Since the late fifties Harry Wingfield’s work has appeared in Ladybird books starting with his illustrations for the title Little Red Riding Hood and Goldilocks and the Three Bears (1958) - see picture opposite.

This was the last title in series 413 to carry a dust-wrapper - all future books in the series had pictorial matt boards.

Through the 1960’s and 70’s Harry illustrated many of the Key Words Reading Scheme books, featuring Peter and Jane.

These books are in fact often refered to as the Peter and Jane books.
Harry's work also features in the Junior Science Books and the Talkabout series.
Collaboration with his wife Ethel, an early years expert, produced not only the designs but also the content and text of the Learning With Mother series and the many other early years work books, which resulted from this partnership.

Harry Wingfield was born in 1910 in Derby the only child of a blast furnace worker. He spent his first twelve years in Manchester and was naturally good at drawing.

His early aspirations as an engineering draughtsman for Rolls Royce were curtailed by an acute stammer despite exceedingly high first class matriculation marks. Eventually at sixteen he found employment as a studio junior for an advertising agency and started a career as a commercial artist.

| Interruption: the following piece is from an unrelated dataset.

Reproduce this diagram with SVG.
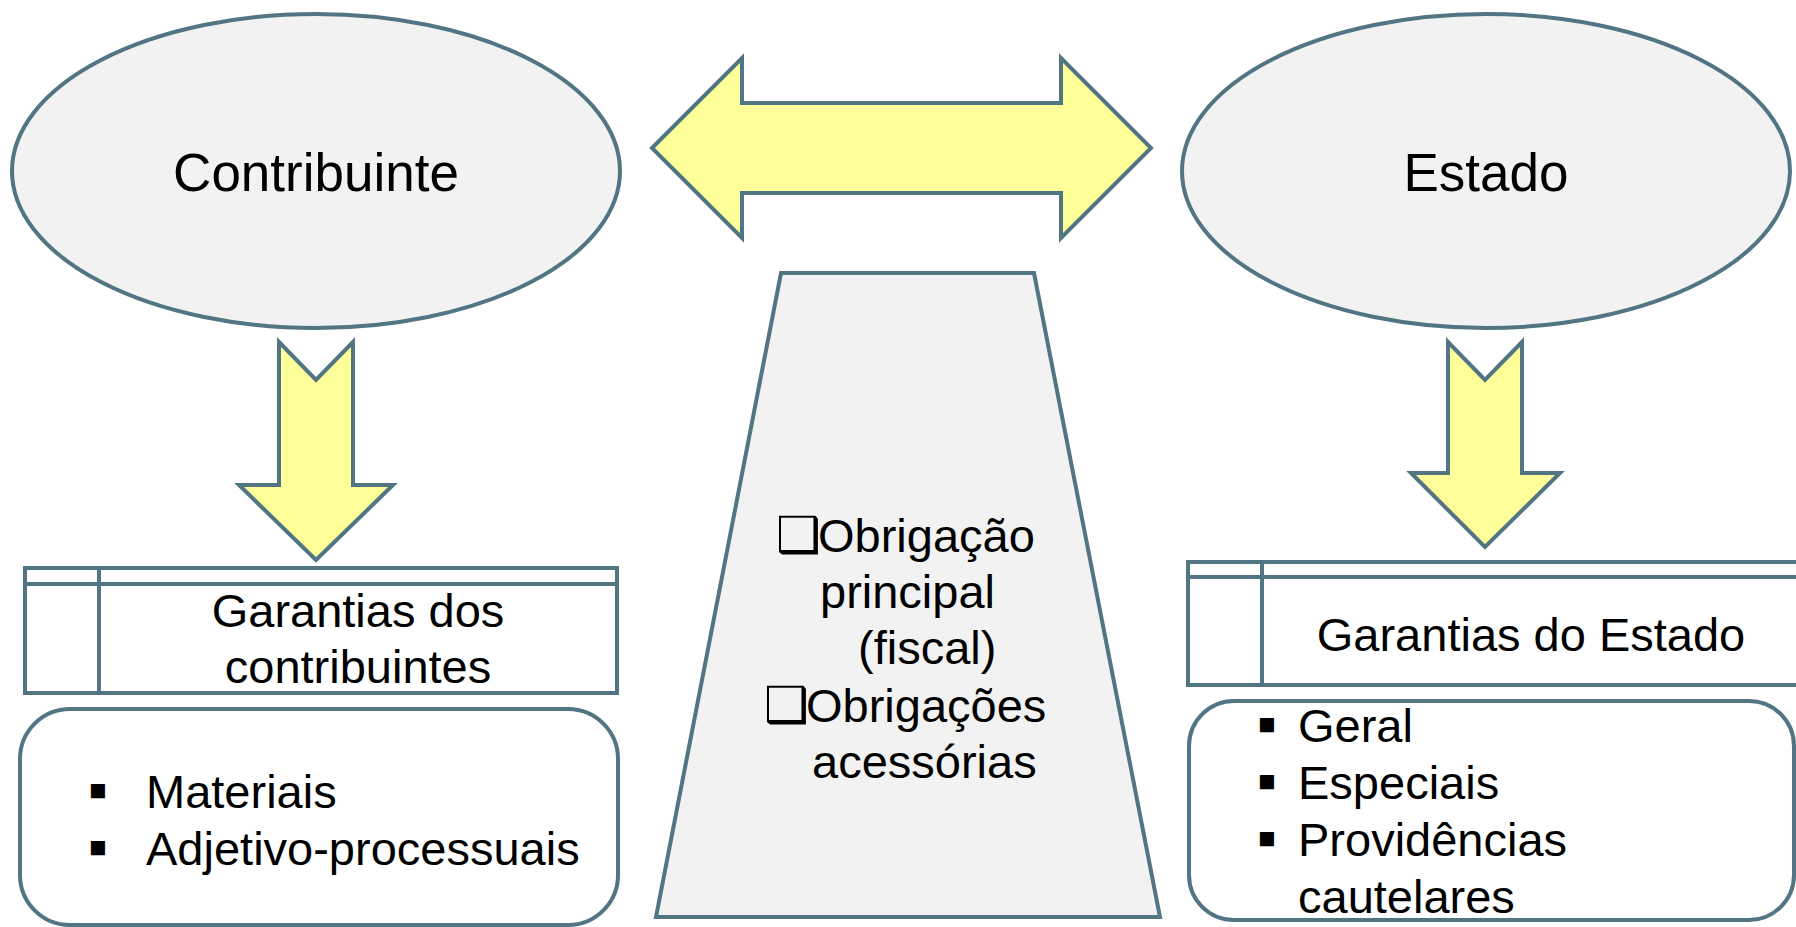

Harry never studied art as a full-time subject but attended evening classes instead at the Derby Art School and then later at Birmingham Art School where he met his future wife Ethel.

His great talent for drawing the human figure gained him a reputation in the world of commercial art for figurative work. It was these skills and a meeting in Birmingham with an old friend Doug Keen who worked for Ladybird Books in the 1950’s, which led to Harry being asked to work on the early illustrations for Ladybird.

In 1964 Ladybird published the first of their Key Words Reading Scheme featuring Peter and Jane. The first books were brought out very quickly in competition with the American Janet and John books.

Harry Wingfield and ex-Eagle artists Martin Aitchison and Frank Hampson were employed to illustrate the text written by experienced educators William Murray and John McNally. Harry went on to illustrate over a third of the reading scheme.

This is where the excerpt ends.